DATA PROVIDED →
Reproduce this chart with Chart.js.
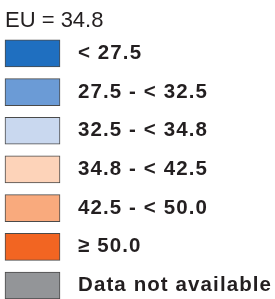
<!DOCTYPE html>
<html>
<head>
<meta charset="utf-8">
<script src="https://cdn.jsdelivr.net/npm/chart.js@4/dist/chart.umd.min.js"></script>
<style>
    html, body { margin: 0; padding: 0; background: #ffffff; overflow: hidden; }
    #legendChart { display: block; }
</style>
</head>
<body>
<canvas id="legendChart" width="275" height="299"></canvas>
<script>
// ==========================================
// ЛЕГЕНДА КАРТЫ (классы значений)
// ==========================================

const euAverage = 34.8;

const classLabels = [
    '< 27.5',
    '27.5 - < 32.5',
    '32.5 - < 34.8',
    '34.8 - < 42.5',
    '42.5 - < 50.0',
    '≥ 50.0',
    'Data not available'
];

// each swatch spans the full (hidden) x range
const swatchSpans = [[0, 1], [0, 1], [0, 1], [0, 1], [0, 1], [0, 1], [0, 1]];

const classColors = [
    '#1f6fc0',
    '#6b9bd6',
    '#c9d8ef',
    '#fdd3b9',
    '#f9aa7d',
    '#f26522',
    '#939598'
];

const textColor = '#231f20';

// the bold labels in the original are slightly tracked out
const canSpace = 'letterSpacing' in CanvasRenderingContext2D.prototype;
const labelSize = canSpace ? 20.5 : 22;

const labelSpacing = {
    id: 'labelSpacing',
    beforeDraw(chart) {
        if (canSpace) chart.ctx.letterSpacing = '0px';
    },
    afterDatasetsDraw(chart) {
        if (canSpace) chart.ctx.letterSpacing = '1.1px';
    }
};

const ctx = document.getElementById('legendChart');

new Chart(ctx, {
    type: 'bar',
    data: {
        labels: classLabels,
        datasets: [{
            data: swatchSpans,
            backgroundColor: classColors,
            borderColor: '#4a4a4a',
            borderWidth: 1,
            borderSkipped: false,
            barThickness: 27,
            clip: false
        }]
    },
    options: {
        indexAxis: 'y',
        responsive: false,
        animation: false,
        layout: {
            padding: { left: 5, right: 0, top: 0, bottom: 13.5 }
        },
        plugins: {
            legend: { display: false },
            tooltip: { enabled: false },
            title: {
                display: true,
                text: 'EU = ' + euAverage.toFixed(1),
                align: 'start',
                color: textColor,
                font: { family: 'Liberation Sans, Arial, sans-serif', size: 22, weight: 'normal' },
                padding: { top: 8, bottom: 19 }
            }
        },
        scales: {
            x: {
                display: false,
                min: 0,
                max: 1
            },
            y: {
                position: 'right',
                offset: false,
                grid: { display: false, drawTicks: false },
                border: { display: false },
                ticks: {
                    z: 1,
                    autoSkip: false,
                    padding: 18,
                    color: textColor,
                    font: { family: 'Liberation Sans, Arial, sans-serif', size: labelSize, weight: 'bold' }
                },
                afterFit: (axis) => {
                    axis.width = 215;
                    axis.paddingTop = 0;
                    axis.paddingBottom = 0;
                }
            }
        }
    },
    plugins: [labelSpacing]
});
</script>
</body>
</html>
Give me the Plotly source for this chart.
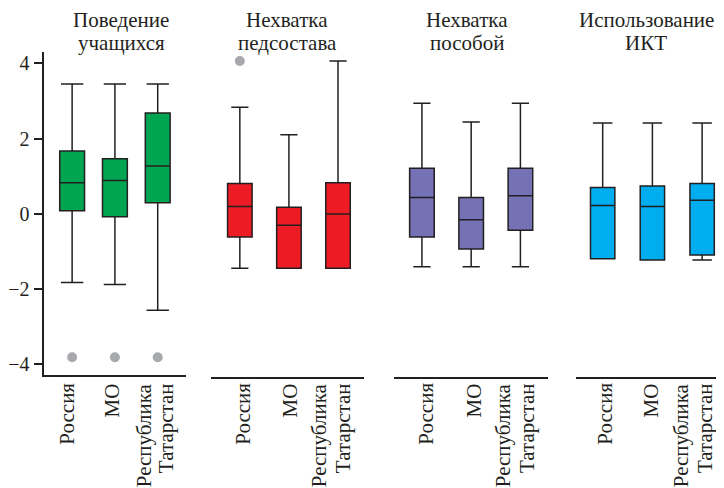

INSTRUCTION → Every record above must be given again exactly; drop the pictures.

COMPLETE RESPONSE →
Reproduce this chart with Chart.js.
<!DOCTYPE html>
<html>
<head>
<meta charset="utf-8">
<script src="https://cdn.jsdelivr.net/npm/chart.js@4/dist/chart.umd.min.js"></script>
<style>
    html, body { margin: 0; padding: 0; background: #ffffff; overflow: hidden; }
    #legendChart { display: block; }
</style>
</head>
<body>
<canvas id="legendChart" width="275" height="299"></canvas>
<script>
// ==========================================
// ЛЕГЕНДА КАРТЫ (классы значений)
// ==========================================

const euAverage = 34.8;

const classLabels = [
    '< 27.5',
    '27.5 - < 32.5',
    '32.5 - < 34.8',
    '34.8 - < 42.5',
    '42.5 - < 50.0',
    '≥ 50.0',
    'Data not available'
];

// each swatch spans the full (hidden) x range
const swatchSpans = [[0, 1], [0, 1], [0, 1], [0, 1], [0, 1], [0, 1], [0, 1]];

const classColors = [
    '#1f6fc0',
    '#6b9bd6',
    '#c9d8ef',
    '#fdd3b9',
    '#f9aa7d',
    '#f26522',
    '#939598'
];

const textColor = '#231f20';

// the bold labels in the original are slightly tracked out
const canSpace = 'letterSpacing' in CanvasRenderingContext2D.prototype;
const labelSize = canSpace ? 20.5 : 22;

const labelSpacing = {
    id: 'labelSpacing',
    beforeDraw(chart) {
        if (canSpace) chart.ctx.letterSpacing = '0px';
    },
    afterDatasetsDraw(chart) {
        if (canSpace) chart.ctx.letterSpacing = '1.1px';
    }
};

const ctx = document.getElementById('legendChart');

new Chart(ctx, {
    type: 'bar',
    data: {
        labels: classLabels,
        datasets: [{
            data: swatchSpans,
            backgroundColor: classColors,
            borderColor: '#4a4a4a',
            borderWidth: 1,
            borderSkipped: false,
            barThickness: 27,
            clip: false
        }]
    },
    options: {
        indexAxis: 'y',
        responsive: false,
        animation: false,
        layout: {
            padding: { left: 5, right: 0, top: 0, bottom: 13.5 }
        },
        plugins: {
            legend: { display: false },
            tooltip: { enabled: false },
            title: {
                display: true,
                text: 'EU = ' + euAverage.toFixed(1),
                align: 'start',
                color: textColor,
                font: { family: 'Liberation Sans, Arial, sans-serif', size: 22, weight: 'normal' },
                padding: { top: 8, bottom: 19 }
            }
        },
        scales: {
            x: {
                display: false,
                min: 0,
                max: 1
            },
            y: {
                position: 'right',
                offset: false,
                grid: { display: false, drawTicks: false },
                border: { display: false },
                ticks: {
                    z: 1,
                    autoSkip: false,
                    padding: 18,
                    color: textColor,
                    font: { family: 'Liberation Sans, Arial, sans-serif', size: labelSize, weight: 'bold' }
                },
                afterFit: (axis) => {
                    axis.width = 215;
                    axis.paddingTop = 0;
                    axis.paddingBottom = 0;
                }
            }
        }
    },
    plugins: [labelSpacing]
});
</script>
</body>
</html>
Give me the Plotly source for this chart.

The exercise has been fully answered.